How safe are your retirement savings?

How safe are your retirement savings?

As we watch the global financial meltdown and the wild daily gyrations of the stock market, a common question is “what will the effect on pension plans and other retirement savings?”.

If I am in a pension plan, will the stock market decline affect my pension? What is happening to the money in my RRSP, or other savings? Should I be moving my money? Will it affect my retirement?

The safety of your retirement income depends a lot on where you are expecting it to come from.

The safest source of retirement income are public benefits – the Old Age Security, which pays around $500 a month to virtually every Canadian 65 and over, the Canada and Quebec Pension Plans (C/QPP), payable from age 60 with benefits based on employment contributions, and the Guaranteed Income Supplement for low income seniors.

In spite of all the slagging that public plans get from right-wing privatizers, the current crisis shows that public benefits are the most dependable source of retirement income. Even the largest private financial institutions in the world are dependent on governments for support and bail-outs. While the CPP and QPP are partially invested in the stock market, they are set up to ride out market storms without major damage.

The next safest place for your retirement savings are government-protected vehicles.

If your savings (in or out of RRSPs) are in accounts or guaranteed certificates with chartered Canadian Banks and other institutions insured by Canadian Deposit Insurance Corporation, up to $100,000 in each institution is fully insured by the federal government. These generally don’t provide great returns on your investment, but they are safe.

If you are a member of a Defined Benefit (DB) pension plan (in Canada, that’s mostly union members), those plans are generally invested in stock and bond markets, and are vulnerable to changes in those markets.
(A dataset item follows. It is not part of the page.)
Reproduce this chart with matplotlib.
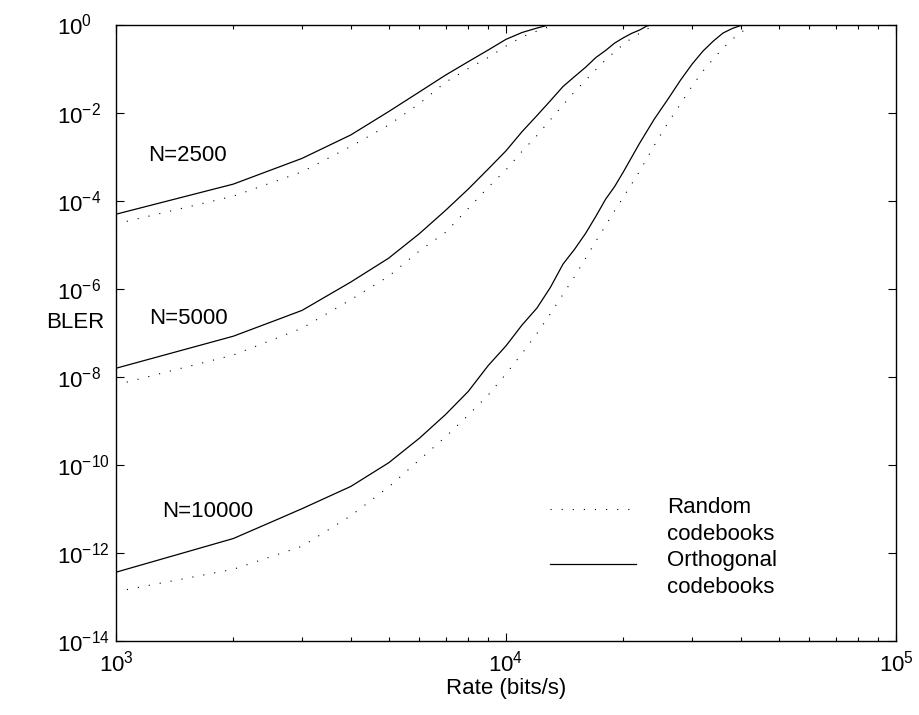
import math
import matplotlib
matplotlib.use('Agg')
import matplotlib.pyplot as plt
from matplotlib.ticker import FixedLocator, LogLocator, NullFormatter, FuncFormatter

plt.rcParams['font.family'] = ['Liberation Sans', 'DejaVu Sans']
plt.rcParams['mathtext.fontset'] = 'custom'
plt.rcParams['mathtext.rm'] = 'Liberation Sans'
plt.rcParams['mathtext.it'] = 'Liberation Sans:italic'
plt.rcParams['mathtext.bf'] = 'Liberation Sans:bold'
plt.rcParams['lines.scale_dashes'] = False

# data (rate in bits/s, BLER)
rate_2500_orth = [1000, 2000, 3000, 4000, 5000, 6000, 7000, 8000, 9000, 10000,
                  11000, 12000, 13000, 100000]
bler_2500_orth = [4.9e-5, 2.37e-4, 9.1e-4, 3.1e-3, 1.05e-2, 2.95e-2, 7.1e-2, 0.143,
                  0.263, 0.461, 0.66, 0.83, 1.0, 1.0]

rate_2500_rand = [1000, 2000, 3000, 4000, 5000, 6000, 7000, 8000, 9000, 10000,
                  11000, 12000, 13000, 13500, 100000]
bler_2500_rand = [2.95e-5, 1.26e-4, 4.5e-4, 1.7e-3, 5.2e-3, 1.6e-2, 4.9e-2, 0.1,
                  0.178, 0.324, 0.525, 0.71, 0.91, 1.0, 1.0]

rate_5000_orth = [1000, 2000, 3000, 4000, 5000, 6000, 7000, 8000, 9000, 10000,
                  11000, 12000, 13000, 14000, 15000, 16000, 17000, 18000, 19000,
                  20000, 21000, 22000, 23000, 24000, 100000]
bler_5000_orth = [1.55e-8, 8.3e-8, 3.2e-7, 1.41e-6, 4.9e-6, 1.78e-5, 6.0e-5, 1.82e-4,
                  5.2e-4, 1.35e-3, 3.7e-3, 8.5e-3, 1.86e-2, 3.9e-2, 6.6e-2, 0.107,
                  0.178, 0.257, 0.38, 0.50, 0.63, 0.75, 0.93, 1.0, 1.0]

rate_5000_rand = [1000, 2000, 3000, 4000, 5000, 6000, 7000, 8000, 9000, 10000,
                  11000, 12000, 13000, 14000, 15000, 16000, 17000, 18000, 19000,
                  20000, 21000, 22000, 23000, 24000, 25000, 100000]
bler_5000_rand = [6.5e-9, 3.1e-8, 1.26e-7, 5.6e-7, 1.9e-6, 7.2e-6, 1.9e-5, 6.6e-5,
                  2.0e-4, 5.0e-4, 1.32e-3, 3.0e-3, 6.9e-3, 1.48e-2, 3.0e-2, 5.4e-2,
                  9.5e-2, 0.158, 0.24, 0.355, 0.49, 0.63, 0.79, 0.93, 1.0, 1.0]

rate_10000_orth = [1000, 2000, 3000, 4000, 5000, 6000, 7000, 8000, 9000, 10000,
                   11000, 12000, 13000, 14000, 15000, 16000, 17000, 18000, 19000,
                   20000, 22000, 24000, 26000, 28000, 30000, 32000, 34000, 36000,
                   38000, 40000, 41000, 100000]
bler_10000_orth = [3.6e-13, 2.1e-12, 1.0e-11, 3.2e-11, 1.1e-10, 4.0e-10, 1.38e-9,
                   4.6e-9, 1.78e-8, 5.0e-8, 1.5e-7, 3.6e-7, 1.07e-6, 3.6e-6, 7.9e-6,
                   1.8e-5, 4.4e-5, 1.07e-4, 2.1e-4, 4.5e-4, 2.0e-3, 7.1e-3, 2.0e-2,
                   5.4e-2, 0.126, 0.25, 0.42, 0.64, 0.81, 0.95, 1.0, 1.0]

rate_10000_rand = [1000, 2000, 3000, 4000, 5000, 6000, 7000, 8000, 9000, 10000,
                   11000, 12000, 13000, 14000, 15000, 16000, 17000, 18000, 19000,
                   20000, 22000, 24000, 26000, 28000, 30000, 32000, 34000, 36000,
                   38000, 40000, 41000, 42000, 43000, 100000]
bler_10000_rand = [1.3e-13, 4.2e-13, 1.4e-12, 6.9e-12, 3.1e-11, 1.29e-10, 4.3e-10,
                   1.33e-9, 3.8e-9, 1.15e-8, 3.4e-8, 9.5e-8, 2.7e-7, 7.4e-7, 1.9e-6,
                   4.9e-6, 1.2e-5, 2.7e-5, 5.9e-5, 1.2e-4, 4.6e-4, 1.8e-3, 5.8e-3,
                   1.55e-2, 4.0e-2, 8.8e-2, 0.165, 0.29, 0.46, 0.66, 0.76, 0.86, 1.0, 1.0]

curve_labels = ['N=2500', 'N=5000', 'N=10000']
label_rates = [1525, 1530, 1720]
label_blers = [1.08e-3, 2.1e-7, 8.5e-12]

y_ticks = [1e-14, 1e-12, 1e-10, 1e-8, 1e-6, 1e-4, 1e-2, 1e0]
x_ticks = [1e3, 1e4, 1e5]

fig = plt.figure(figsize=(9.19, 7.15), dpi=100)
ax = fig.add_axes([0.1262, 0.1039, 0.975 - 0.1262, 0.9657 - 0.1039])

dot_style = dict(color='black', lw=0.8, linestyle=(0, (0.8, 7.2)))
solid_style = dict(color='black', lw=0.9)

ax.plot(rate_2500_rand, bler_2500_rand, **dot_style)
ax.plot(rate_2500_orth, bler_2500_orth, **solid_style)
ax.plot(rate_5000_rand, bler_5000_rand, **dot_style)
ax.plot(rate_5000_orth, bler_5000_orth, **solid_style)
ax.plot(rate_10000_rand, bler_10000_rand, **dot_style)
ax.plot(rate_10000_orth, bler_10000_orth, **solid_style)

ax.set_xscale('log')
ax.set_yscale('log')
ax.set_xlim(1e3, 1e5)
ax.set_ylim(1e-14, 1)


def pow_fmt(v, pos):
    return r'$10^{%d}$' % round(math.log10(v))


ax.xaxis.set_major_locator(FixedLocator(x_ticks))
ax.xaxis.set_minor_locator(LogLocator(base=10, subs=range(2, 10)))
ax.xaxis.set_minor_formatter(NullFormatter())
ax.xaxis.set_major_formatter(FuncFormatter(pow_fmt))
ax.yaxis.set_major_locator(FixedLocator(y_ticks))
ax.yaxis.set_minor_locator(FixedLocator([]))
ax.yaxis.set_major_formatter(FuncFormatter(pow_fmt))

ax.tick_params(which='both', direction='in', top=True, right=True, width=0.8)
ax.tick_params(which='major', length=5.5, labelsize=16)
ax.tick_params(which='minor', length=3)
ax.tick_params(axis='y', pad=42.5)
ax.tick_params(axis='x', pad=7)
for lab in ax.get_yticklabels():
    lab.set_ha('left')
for s in ax.spines.values():
    s.set_linewidth(1.0)

ax.set_xlabel('Rate (bits/s)', fontsize=16)
ax.xaxis.set_label_coords(0.5, -0.078)
ax.xaxis.label.set_va('center')
ax.set_ylabel('BLER', fontsize=16, rotation=0)
ax.yaxis.set_label_coords(-0.0526, 0.517)
ax.yaxis.label.set_va('center')
ax.yaxis.label.set_ha('center')

for txt, xr, yb in zip(curve_labels, label_rates, label_blers):
    ax.text(xr, yb, txt, fontsize=16, ha='center', va='center')

# hand-made legend
ax.plot([0.556, 0.66], [0.213, 0.213], transform=ax.transAxes, **dot_style)
ax.plot([0.556, 0.667], [0.124, 0.124], transform=ax.transAxes, **solid_style)
ax.text(0.706, 0.151, 'Random\ncodebooks\nOrthogonal\ncodebooks', transform=ax.transAxes,
        fontsize=16, ha='left', va='center', linespacing=1.35)

fig.savefig('out.png', dpi=100)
DB plans do offer some protection, by sharing risks, with plan sponsors, and among plan members. Poor investment returns may require higher contributions (by the employer, or both the employer and plan members, depending on the plan), but promised benefits will generally be maintained. DB plans can more easily ride out poor markets than individual investors. Their size also generally allows them to diversify for better returns, with less risk and lower costs than individual investors.

The most vulnerable are people investing directly in the markets, in RRSPs, mutual funds, and in Defined Contribution (DC) pension plans, if they have invested in non-insured vehicles to get higher rates of return. In that case, they personally carry all of the risks. In periods of market instability, they have to make hard choices about whether to sell, buy or pray.

Another downside of being a small investor is that Canadian mutual fund fees for individuals are the highest in the western world. When you are paying 2%+ in fees every year (good or bad), it can take a third or more off your pension in the long run. Pension funds generally pay much lower fees (usually under 1?4%, depending on their size).

We need better rules and more transparency on investment fees in this country. As we come up to end-of-the-year RRSP-selling season, make sure you know what the fees and risks are before you do anything.

As for DB pension plans, there are things that should be done to make them even safer. All jurisdictions should require employers to cover unfunded benefits when plans terminate (as some, including Ontario and Quebec, already do). Only Ontario has a Pension Benefit Guarantee Fund to support pensions if an employer goes bankrupt. This needs to be extended across Canada.

We need tighter regulation of financial institutions, in Canada and internationally, to cut out the cowboy capitalism that got us into this financial mess. We need to return to a closer regulation of pension fund investment to insure that our pension money is not sucked into arcane and opaque high-risk instruments.

There are lots of things to worry about in this tough economic climate – your job, maybe the value of your house. How worried you are about your retirement will depend on where your savings are.